Let
[tex]I(a) = \displaystyle \int_0^\infty \frac{\sqrt x \arctan(ax)}{1+x^2} \, dx[/tex]
Differentiate with respect to a :
[tex]I'(a) = \displaystyle a \int_0^\infty \frac{x^{\frac32}}{(1+x^2)(1+a^2x^2)} \, dx[/tex]
Substitute y = √x :
[tex]I'(a) = \displaystyle 2a \int_0^\infty \frac{y^4}{(1+y)(1+a^2y)} \, dy[/tex]
Polynomial division yields
[tex]\dfrac{y^4}{(1+y)(1+a^2y)} \\\\ = \dfrac1{a^2}y^2 - \left(\dfrac1{a^2} + \dfrac1{a^4}\right)y + \dfrac1{a^2} + \dfrac1{a^4} + \dfrac1{a^6} - \dfrac{\left(1+\frac1{a^2} + \frac1{a^4} + \frac1{a^6}\right)y + \frac1{a^2} + \frac1{a^4} + \frac1{a^6}}{(1+y)(1+a^2y)}[/tex]
Computing I'(a) isn't so difficult from here.

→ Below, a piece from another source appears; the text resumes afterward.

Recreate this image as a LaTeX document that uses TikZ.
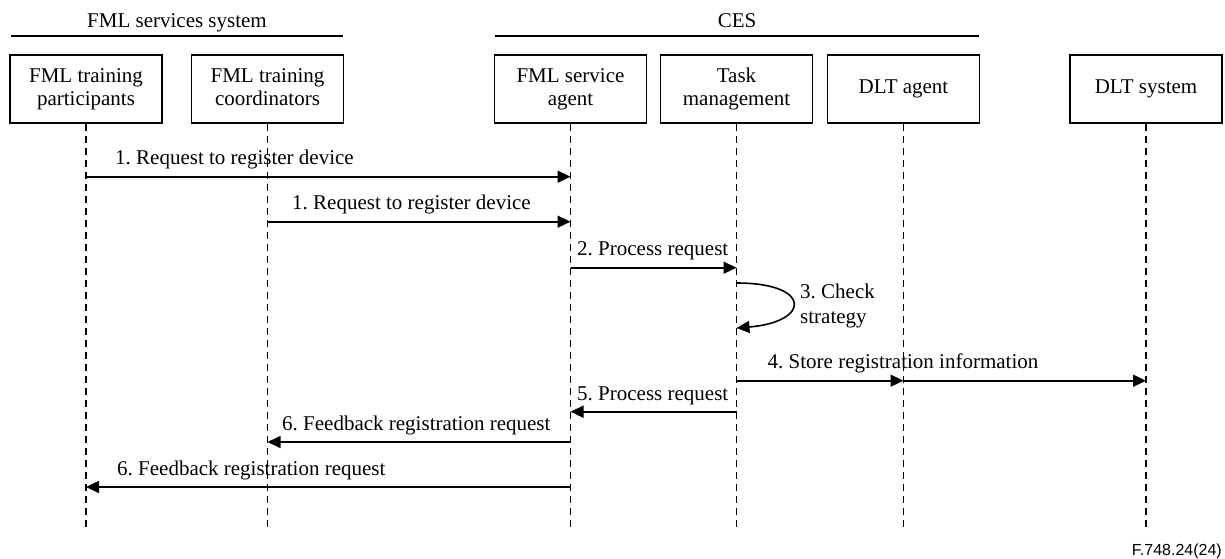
\documentclass[tikz,border=0pt]{standalone}
\usepackage{fontspec}
\setmainfont{Liberation Serif}
\newfontfamily\figsans{Liberation Sans}
\usetikzlibrary{arrows.meta}
\frenchspacing
\begin{document}
\begin{tikzpicture}[x=1pt,y=-1pt,
  font=\fontsize{21}{23}\selectfont,
  lifebox/.style={draw, line width=1.5pt, minimum width=152pt, minimum height=68pt,
                  align=center, inner sep=0pt},
  lifeline/.style={line width=1.4pt, dash pattern=on 7pt off 5pt},
  msg/.style={line width=1.6pt, -{Triangle[length=13pt,width=12pt]}},
  lbl/.style={anchor=base west, inner sep=0pt},
  grp/.style={line width=1.9pt}]
\useasboundingbox (0,0) rectangle (1225,558);

% group headings
\node[anchor=base, inner sep=0pt] (gfml) at (177,27) {FML services system};
\draw[grp] (11,36) -- (343,36);
\node[anchor=base, inner sep=0pt] (gces) at (737,27) {CES};
\draw[grp] (495,36) -- (979,36);

% participants
\node[lifebox] (p1) at (86,89)    {FML training\strut\\participants\strut};
\node[lifebox] (p2) at (267.5,89) {FML training\strut\\coordinators\strut};
\node[lifebox] (p3) at (570.5,89) {FML service\strut\\agent\strut};
\node[lifebox] (p4) at (736.5,89) {Task\strut\\management\strut};
\node[lifebox] (p5) at (903.5,89) {DLT agent\strut};
\node[lifebox] (p6) at (1146,89)  {DLT system\strut};

% lifelines
\foreach \p in {p1,p2,p3,p4,p5,p6}{
  \coordinate (\p end) at (\p.south |- 0,530);
  \draw[lifeline] (\p.south) -- (\p end);
}

% 1. registration requests
\draw[msg] (p1.south |- 0,176.7) -- (p3.south |- 0,176.7);
\node[lbl] (l1a) at (115,164.7) {1. Request to register device};
\draw[msg] (p2.south |- 0,221.7) -- (p3.south |- 0,221.7);
\node[lbl] (l1b) at (292,209.7) {1. Request to register device};

% 2. process request
\draw[msg] (p3.south |- 0,267.7) -- (p4.south |- 0,267.7);
\node[lbl] (l2) at (577,255.5) {2. Process request};

% 3. self check
\draw[msg] (p4.south |- 0,283) .. controls +(76,0) and +(74,-6) .. (p4.south |- 0,328);
\node[anchor=west, align=left, inner sep=0pt, font=\fontsize{21}{25}\selectfont]
  (l3) at (800,306) {3. Check\\strategy};

% 4. store registration information
\draw[msg] (p4.south |- 0,380.7) -- (p5.south |- 0,380.7);
\draw[msg] (p5.south |- 0,380.7) -- (p6.south |- 0,380.7);
\node[anchor=base, inner sep=0pt] (l4) at (903,368.5) {4. Store registration information};

% 5. process request
\draw[msg] (p4.south |- 0,411.7) -- (p3.south |- 0,411.7);
\node[lbl] (l5) at (577,400) {5. Process request};

% 6. feedback
\draw[msg] (p3.south |- 0,442) -- (p2.south |- 0,442);
\node[lbl] (l6a) at (282,430.5) {6. Feedback registration request};
\draw[msg] (p3.south |- 0,487) -- (p1.south |- 0,487);
\node[lbl] (l6b) at (117,475.5) {6. Feedback registration request};

% figure number
\node[anchor=base east, inner sep=0pt, font=\figsans\fontsize{16}{18}\selectfont]
  (fig) at (1222,555) {F.748.24(24)};
\end{tikzpicture}
\end{document}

You'd find (assuming a ≥ 0)
[tex]I'(a) = \displaystyle \frac\pi{\sqrt2\left(\sqrt a + a + a^{\frac32} + a^2\right)}[/tex]
Integrate both sides with respect to a. On the right side, substituting b = √a yields
[tex]\displaystyle \int \frac{da}{\sqrt a + a + a^{\frac32} + a^2} = \int \frac{2b}{b + b^2 + b^3 + b^4} \, db \\\\ = 2 \int \frac{db}{1 + b + b^2 + b^3} \\\\ = 2 \int \frac{db}{(1+b)(1+b^2)} \\\\ = \int \left(\frac1{1+b} + \frac{1-b}{(1+b^2)}\right) \, db \\\\ = \frac14 \left(2 \arctan(b) + 2 \ln(1 + b) - \ln(1 + b^2)\right) + C \\\\ = \frac14 \left(2 \arctan(\sqrt a) + 2 \ln(1 + \sqrt a) - \ln(1 + a)\right) + C[/tex]
Noting that a = 0 makes the integral I(a) vanish, we have
[tex]0 = \dfrac14 \left(2 \arctan(\sqrt0) + 2\ln(1 + \sqrt0) - \ln(1 + 0)\right) + C \implies C = 0[/tex]
and so
[tex]\displaystyle I(a) = \frac\pi{4\sqrt2} \left(2 \arctan(\sqrt a) + 2 \ln(1 + \sqrt a) - \ln(1 + a)\right)[/tex]
We recover the integral we want with a = 1, which gives a value of
[tex]\displaystyle \int_0^\infty \frac{\sqrt x \arctan(x)}{1 + x^2} \, dx = \boxed{\frac{\pi^2 + 2\pi\ln(2)}{4\sqrt2}}[/tex]